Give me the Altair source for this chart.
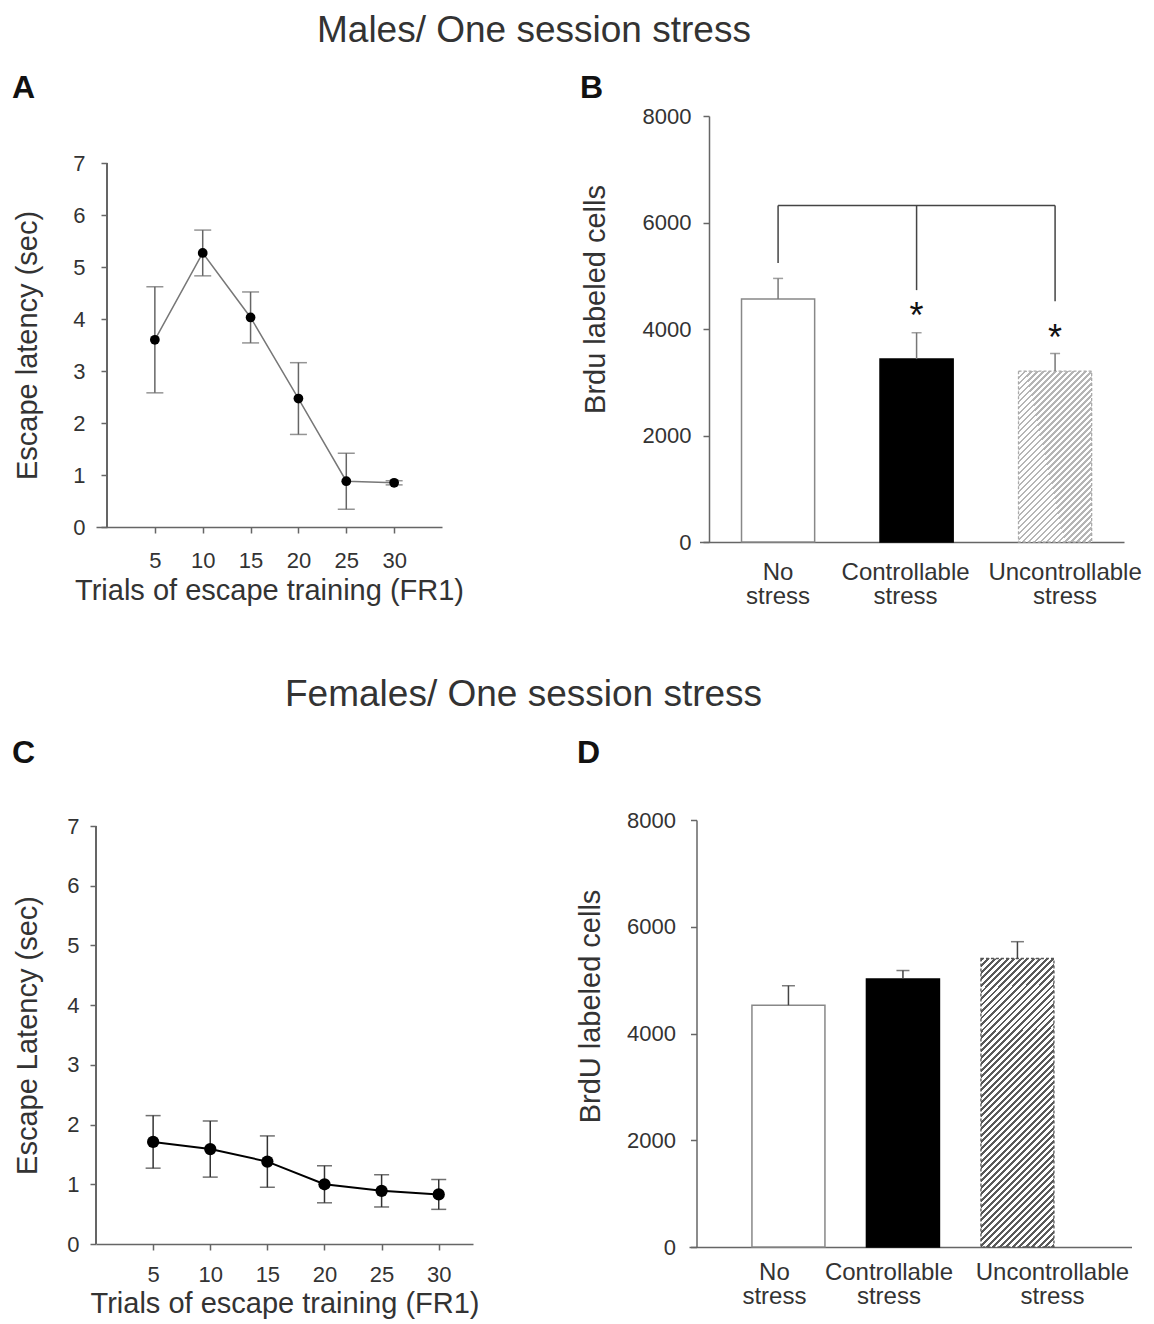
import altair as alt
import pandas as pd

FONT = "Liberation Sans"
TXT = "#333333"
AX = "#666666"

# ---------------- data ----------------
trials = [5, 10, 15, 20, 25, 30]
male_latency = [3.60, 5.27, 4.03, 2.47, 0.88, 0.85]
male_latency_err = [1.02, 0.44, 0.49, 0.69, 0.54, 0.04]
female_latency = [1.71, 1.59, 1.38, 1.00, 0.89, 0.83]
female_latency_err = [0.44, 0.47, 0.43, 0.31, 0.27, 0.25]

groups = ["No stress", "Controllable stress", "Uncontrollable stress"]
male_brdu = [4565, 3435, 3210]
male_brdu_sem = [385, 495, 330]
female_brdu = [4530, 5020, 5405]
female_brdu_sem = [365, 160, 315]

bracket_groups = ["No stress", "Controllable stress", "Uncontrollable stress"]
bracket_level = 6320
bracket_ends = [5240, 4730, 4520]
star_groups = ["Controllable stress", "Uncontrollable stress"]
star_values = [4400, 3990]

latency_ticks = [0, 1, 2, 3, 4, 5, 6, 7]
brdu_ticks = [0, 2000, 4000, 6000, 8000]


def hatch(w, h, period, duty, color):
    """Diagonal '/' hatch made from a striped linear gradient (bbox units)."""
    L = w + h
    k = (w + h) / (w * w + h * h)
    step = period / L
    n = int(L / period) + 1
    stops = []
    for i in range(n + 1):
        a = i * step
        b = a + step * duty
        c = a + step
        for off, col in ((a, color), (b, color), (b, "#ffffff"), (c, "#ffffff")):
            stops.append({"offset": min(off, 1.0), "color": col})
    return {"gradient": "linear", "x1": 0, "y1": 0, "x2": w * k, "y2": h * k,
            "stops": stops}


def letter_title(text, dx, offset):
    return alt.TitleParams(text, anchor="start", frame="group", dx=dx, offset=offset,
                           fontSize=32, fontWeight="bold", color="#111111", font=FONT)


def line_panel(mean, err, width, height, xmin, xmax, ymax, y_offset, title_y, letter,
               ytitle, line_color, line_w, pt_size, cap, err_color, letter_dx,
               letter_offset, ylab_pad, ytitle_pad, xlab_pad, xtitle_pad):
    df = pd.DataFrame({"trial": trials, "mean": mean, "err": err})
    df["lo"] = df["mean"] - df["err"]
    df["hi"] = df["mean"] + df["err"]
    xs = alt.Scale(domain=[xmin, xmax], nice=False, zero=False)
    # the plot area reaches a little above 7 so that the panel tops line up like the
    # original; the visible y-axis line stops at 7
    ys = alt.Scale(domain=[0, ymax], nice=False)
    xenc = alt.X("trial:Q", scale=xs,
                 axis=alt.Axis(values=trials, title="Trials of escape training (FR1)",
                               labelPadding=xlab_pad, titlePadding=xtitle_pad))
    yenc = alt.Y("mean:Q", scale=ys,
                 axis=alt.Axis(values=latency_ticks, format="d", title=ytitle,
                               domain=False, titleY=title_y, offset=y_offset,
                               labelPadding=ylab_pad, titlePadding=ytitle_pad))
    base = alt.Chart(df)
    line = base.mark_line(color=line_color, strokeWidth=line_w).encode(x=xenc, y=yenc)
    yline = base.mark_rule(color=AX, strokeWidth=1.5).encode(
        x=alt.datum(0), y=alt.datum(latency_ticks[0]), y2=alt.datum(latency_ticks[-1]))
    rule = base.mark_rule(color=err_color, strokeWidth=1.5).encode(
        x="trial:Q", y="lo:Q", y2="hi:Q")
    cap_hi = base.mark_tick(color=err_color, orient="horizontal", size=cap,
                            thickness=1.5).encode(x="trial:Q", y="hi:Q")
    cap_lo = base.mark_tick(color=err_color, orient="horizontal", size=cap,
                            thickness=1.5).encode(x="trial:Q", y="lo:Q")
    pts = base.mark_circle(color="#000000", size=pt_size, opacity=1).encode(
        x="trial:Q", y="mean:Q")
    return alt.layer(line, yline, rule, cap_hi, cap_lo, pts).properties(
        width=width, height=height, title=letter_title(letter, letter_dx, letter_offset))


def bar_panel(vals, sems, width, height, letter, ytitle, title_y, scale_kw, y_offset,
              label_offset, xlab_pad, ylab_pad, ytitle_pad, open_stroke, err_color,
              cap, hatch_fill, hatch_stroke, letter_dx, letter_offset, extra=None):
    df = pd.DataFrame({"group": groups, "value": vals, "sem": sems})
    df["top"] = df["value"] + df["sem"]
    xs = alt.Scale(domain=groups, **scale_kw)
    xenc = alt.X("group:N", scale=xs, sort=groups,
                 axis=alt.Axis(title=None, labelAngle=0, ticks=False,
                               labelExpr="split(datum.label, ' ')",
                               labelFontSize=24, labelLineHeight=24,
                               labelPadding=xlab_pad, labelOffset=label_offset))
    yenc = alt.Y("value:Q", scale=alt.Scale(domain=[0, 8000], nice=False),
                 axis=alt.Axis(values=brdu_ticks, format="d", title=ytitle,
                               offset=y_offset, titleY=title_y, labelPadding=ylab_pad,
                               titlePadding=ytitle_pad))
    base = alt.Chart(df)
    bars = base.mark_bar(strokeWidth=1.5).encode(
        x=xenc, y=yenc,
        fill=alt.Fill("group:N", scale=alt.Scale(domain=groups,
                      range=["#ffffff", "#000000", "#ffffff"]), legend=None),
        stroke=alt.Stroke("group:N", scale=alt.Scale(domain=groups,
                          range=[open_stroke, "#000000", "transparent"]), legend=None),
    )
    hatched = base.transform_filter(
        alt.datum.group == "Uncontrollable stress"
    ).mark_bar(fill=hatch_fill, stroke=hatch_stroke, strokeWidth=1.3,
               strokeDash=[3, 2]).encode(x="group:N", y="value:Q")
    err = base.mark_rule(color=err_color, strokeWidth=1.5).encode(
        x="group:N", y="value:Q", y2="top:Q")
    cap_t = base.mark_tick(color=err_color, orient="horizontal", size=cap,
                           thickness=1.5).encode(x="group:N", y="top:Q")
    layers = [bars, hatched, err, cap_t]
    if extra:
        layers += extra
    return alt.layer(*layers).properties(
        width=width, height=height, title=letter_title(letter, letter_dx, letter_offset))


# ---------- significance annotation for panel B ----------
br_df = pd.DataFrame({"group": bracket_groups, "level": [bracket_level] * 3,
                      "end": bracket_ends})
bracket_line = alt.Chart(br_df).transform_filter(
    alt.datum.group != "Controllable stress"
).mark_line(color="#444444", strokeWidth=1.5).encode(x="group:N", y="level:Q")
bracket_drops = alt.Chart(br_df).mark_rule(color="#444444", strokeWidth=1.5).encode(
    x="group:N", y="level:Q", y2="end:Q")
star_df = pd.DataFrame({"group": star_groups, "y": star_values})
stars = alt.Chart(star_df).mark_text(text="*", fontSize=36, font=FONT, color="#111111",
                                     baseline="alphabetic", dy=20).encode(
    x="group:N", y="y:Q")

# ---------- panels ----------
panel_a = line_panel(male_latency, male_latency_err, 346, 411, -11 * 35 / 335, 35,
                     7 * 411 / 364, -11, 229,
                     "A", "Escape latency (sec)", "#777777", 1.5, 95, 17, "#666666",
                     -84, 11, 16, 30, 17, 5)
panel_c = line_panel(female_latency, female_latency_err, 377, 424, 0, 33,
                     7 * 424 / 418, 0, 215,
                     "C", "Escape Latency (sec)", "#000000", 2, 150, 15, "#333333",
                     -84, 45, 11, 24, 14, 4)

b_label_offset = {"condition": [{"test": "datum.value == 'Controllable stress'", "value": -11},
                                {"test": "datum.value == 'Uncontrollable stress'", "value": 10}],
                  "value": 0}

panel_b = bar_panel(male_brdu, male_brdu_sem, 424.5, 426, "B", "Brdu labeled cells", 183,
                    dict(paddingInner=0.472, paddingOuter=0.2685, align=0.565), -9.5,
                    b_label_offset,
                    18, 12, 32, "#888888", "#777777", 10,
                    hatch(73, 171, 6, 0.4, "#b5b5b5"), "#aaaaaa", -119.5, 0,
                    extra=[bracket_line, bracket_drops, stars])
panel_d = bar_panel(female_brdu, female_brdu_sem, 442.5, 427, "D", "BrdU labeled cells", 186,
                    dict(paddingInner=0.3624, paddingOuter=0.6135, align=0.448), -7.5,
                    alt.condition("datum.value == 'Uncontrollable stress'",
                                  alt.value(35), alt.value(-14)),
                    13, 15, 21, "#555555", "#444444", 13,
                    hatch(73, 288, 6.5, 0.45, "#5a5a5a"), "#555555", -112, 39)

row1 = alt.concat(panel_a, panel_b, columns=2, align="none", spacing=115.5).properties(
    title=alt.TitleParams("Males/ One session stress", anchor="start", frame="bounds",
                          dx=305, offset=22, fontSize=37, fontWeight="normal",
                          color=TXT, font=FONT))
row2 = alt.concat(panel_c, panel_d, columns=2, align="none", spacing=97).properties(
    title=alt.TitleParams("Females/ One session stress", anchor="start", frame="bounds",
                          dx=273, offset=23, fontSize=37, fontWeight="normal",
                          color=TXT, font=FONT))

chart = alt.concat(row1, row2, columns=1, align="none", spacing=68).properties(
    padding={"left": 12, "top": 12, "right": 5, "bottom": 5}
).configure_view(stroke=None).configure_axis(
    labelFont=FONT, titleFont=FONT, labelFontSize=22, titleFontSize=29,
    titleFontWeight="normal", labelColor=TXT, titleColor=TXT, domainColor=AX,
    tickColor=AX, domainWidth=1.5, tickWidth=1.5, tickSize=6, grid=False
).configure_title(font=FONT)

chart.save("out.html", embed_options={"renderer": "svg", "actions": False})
*-*-*
Your objective —
Look at the listing and set down only the lines from its start through the line with "brdu_ticks = [0, 2000, 4000, 6000, 8000]", word for word and without pictures.

Full response —
Give me the Altair source for this chart.
import altair as alt
import pandas as pd

FONT = "Liberation Sans"
TXT = "#333333"
AX = "#666666"

# ---------------- data ----------------
trials = [5, 10, 15, 20, 25, 30]
male_latency = [3.60, 5.27, 4.03, 2.47, 0.88, 0.85]
male_latency_err = [1.02, 0.44, 0.49, 0.69, 0.54, 0.04]
female_latency = [1.71, 1.59, 1.38, 1.00, 0.89, 0.83]
female_latency_err = [0.44, 0.47, 0.43, 0.31, 0.27, 0.25]

groups = ["No stress", "Controllable stress", "Uncontrollable stress"]
male_brdu = [4565, 3435, 3210]
male_brdu_sem = [385, 495, 330]
female_brdu = [4530, 5020, 5405]
female_brdu_sem = [365, 160, 315]

bracket_groups = ["No stress", "Controllable stress", "Uncontrollable stress"]
bracket_level = 6320
bracket_ends = [5240, 4730, 4520]
star_groups = ["Controllable stress", "Uncontrollable stress"]
star_values = [4400, 3990]

latency_ticks = [0, 1, 2, 3, 4, 5, 6, 7]
brdu_ticks = [0, 2000, 4000, 6000, 8000]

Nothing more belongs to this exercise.